1.1 Approbation du certificat d’autorisation : qui en est responsable?
La plaignante fait valoir que les intervenants de l’article identifient différemment la personne ou l’entité ayant émis le certificat d’autorisation demandé par l’entreprise Kildair. Ainsi, elle note que le premier ministre Couillard affirme que le certificat d’autorisation a été délivré par le gouvernement Marois, tandis que le Parti québécois (PQ), pour sa part, soutient que le certificat a été délivré sur une base purement administrative par les fonctionnaires du ministère de l’Environnement et que le ministre de l’époque n’avait pas été impliqué dans le dossier.
Elle s’explique donc mal comment le journaliste en arrive à affirmer que c’est le PQ, et non le gouvernement ou le Ministère, qui a donné l’autorisation, et note que cette interprétation concorde avec celle du directeur des relations médias du bureau du premier ministre. C’est ce qui ressort, selon elle, du passage suivant : « Le Parti québécois a lui-même avalisé un projet d’exportation […]. »

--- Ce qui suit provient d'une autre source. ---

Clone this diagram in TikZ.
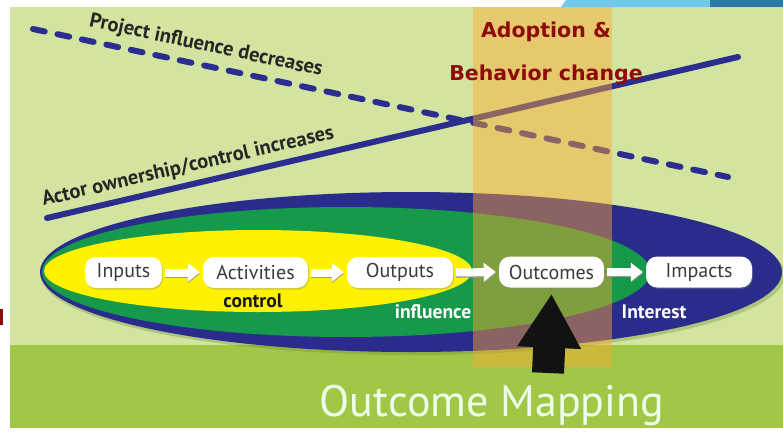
\documentclass[tikz,border=0pt]{standalone}
\usepackage{fontspec}
\setmainfont{PT Sans}
\newfontfamily\djv{DejaVu Sans}
\usetikzlibrary{arrows.meta,shadows}
\definecolor{bgl}{HTML}{D2E4A0}
\definecolor{bgd}{HTML}{A0C846}
\definecolor{navy}{HTML}{2B2E8F}
\definecolor{ellblue}{HTML}{2A2C8C}
\definecolor{ellgreen}{HTML}{16994A}
\definecolor{ellyellow}{HTML}{FFF200}
\definecolor{bandc}{HTML}{FFA830}
\definecolor{darkred}{HTML}{8E0B0B}
\definecolor{lblue}{HTML}{70C8EA}
\definecolor{dblue}{HTML}{2C78A8}
\definecolor{txt}{HTML}{3A3A3A}
\definecolor{shad}{HTML}{6E8A3A}
\begin{document}
\begin{tikzpicture}[x=1pt,y=-1pt,
  box/.style={fill=white, rounded corners=11pt, minimum height=31pt, inner sep=0pt,
    text=txt, font=\fontsize{20}{20}\selectfont,
    drop shadow={opacity=0.35, shadow xshift=1pt, shadow yshift=-1.5pt}},
  flow/.style={white, line width=8pt, -{Triangle[length=12pt,width=18pt]}},
  flowshade/.style={black!40, line width=8pt, -{Triangle[length=12pt,width=18pt]}},
  lab/.style={font=\bfseries\fontsize{19.5}{19.5}\selectfont, inner sep=0pt},
  linelab/.style={font=\bfseries\fontsize{20.5}{20.5}\selectfont, text=black!85, inner sep=0pt},
  redlab/.style={font=\djv\bfseries\fontsize{20.5}{20.5}\selectfont, text=darkred, inner sep=0pt},
  trend/.style={navy, line width=6pt, line cap=round}
]
\useasboundingbox (0,0) rectangle (783,431);
% backgrounds
\fill[bgl] (10,7) rectangle (783,345);
\fill[bgd] (10,345) rectangle (783,428);
\fill[lblue] (566,0) -- (783,0) -- (783,7) -- (561,7) -- cycle;
\fill[dblue] (710,0) rectangle (783,7);
\fill[darkred] (0,309) rectangle (3,325);
% ellipses
\fill[shad, opacity=0.35] (413,275) ellipse [x radius=372pt, y radius=80pt];
\fill[ellblue] (411,272) ellipse [x radius=371pt, y radius=80pt];
\fill[ellgreen] (346,272) ellipse [x radius=304pt, y radius=65pt];
\fill[ellyellow] (258,271) ellipse [x radius=214pt, y radius=41pt];
% trend lines
\coordinate (d1) at (33,29);
\coordinate (d2) at (728,177);
\coordinate (s1) at (47,218);
\coordinate (s2) at (738,57);
\draw[trend, dash pattern=on 12pt off 13pt] (d1) -- (d2);
\draw[trend] (s1) -- (s2);
% band
\fill[bandc, opacity=0.45] (473,7) rectangle (612,367);
% boxes
\node[box, minimum width=77pt] (in) at (123.5,272.5) {Inputs};
\node[box, minimum width=105pt] (act) at (255.5,272.5) {Activities};
\node[box, minimum width=106pt] (op) at (400,272.5) {Outputs};
\node[box, minimum width=105pt] (oc) at (551.5,272) {Outcomes};
\node[box, minimum width=106pt] (im) at (699,272) {Impacts};
\foreach \a/\b in {in/act, act/op, op/oc, oc/im}{
  \draw[flowshade] ([xshift=3pt,yshift=-1.3pt]\a.east) -- ([xshift=-3pt,yshift=-1.3pt]\b.west);
  \draw[flow] ([xshift=3pt]\a.east) -- ([xshift=-3pt]\b.west);
}
% zone labels
\node[lab, anchor=base, text=black!90] (ctl) at (253,307) {control};
\node[lab, anchor=base, text=white] (inf) at (433,318) {influence};
\node[lab, anchor=base, text=white] (int) at (654,318) {Interest};
% line labels
\node[linelab, rotate=-12] (pl) at (206,46) {Project influence decreases};
\node[linelab, rotate=13] (al) at (188,167) {Actor ownership/control increases};
% adoption
\node[redlab, anchor=base] (ad1) at (546,37) {Adoption \&};
\node[redlab, anchor=base] (ad2) at (546,80) {Behavior change};
% big arrow
\coordinate (ab) at (548,373);
\draw[black!93, line width=32pt, -{Triangle[length=54pt,width=60pt]}] (ab) -- ([yshift=-6pt]oc.south);
% title
\node[anchor=base, text=white!92!green, font=\fontsize{44}{44}\selectfont, inner sep=0pt] (om) at (492,416) {Outcome Mapping};
\end{tikzpicture}
\end{document}
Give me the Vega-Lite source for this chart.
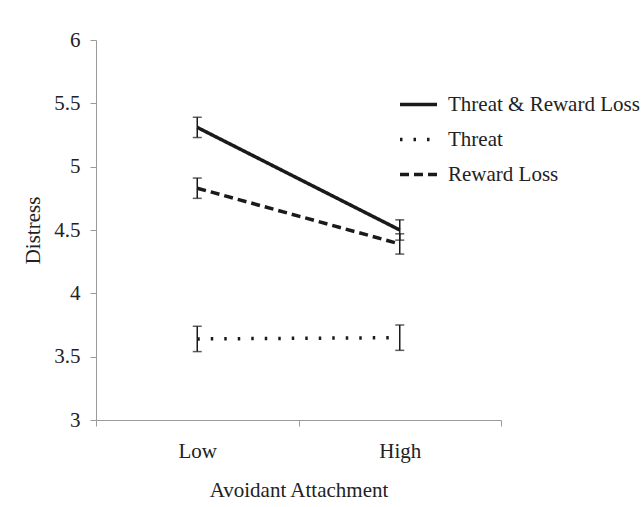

Au nom des mis en cause, Me Patrick Bourbeau fait valoir que le journaliste a fait état des points de vue exprimés par le premier ministre, son directeur des relations médias, de même que celles du chef intérimaire du PQ, Stéphane Bédard, et du député péquiste Sylvain Gaudreault.
En outre, il souligne que « le libellé de la loi [sur la qualité de l’environnement] précise clairement que le ministre, et donc le gouvernement, sont ultimement imputables et responsables de la délivrance d’un certificat d’autorisation permettant l’exportation de pétrole bitumineux, et ce, qu’ils aient eu ou non connaissance des intentions de Suncor [d’exporter du pétrole en se servant des installations de Kildair.] »
Dans son guide de déontologie intitulé Droits et responsabilités de la presse (DERP), le Conseil précise que « Quel que soit l’angle de traitement retenu pour une nouvelle ou un reportage, les médias et les journalistes doivent transmettre une information qui reflète l’ensemble d’une situation et le faire avec honnêteté, exactitude et impartialité. » (DERP, p. 26)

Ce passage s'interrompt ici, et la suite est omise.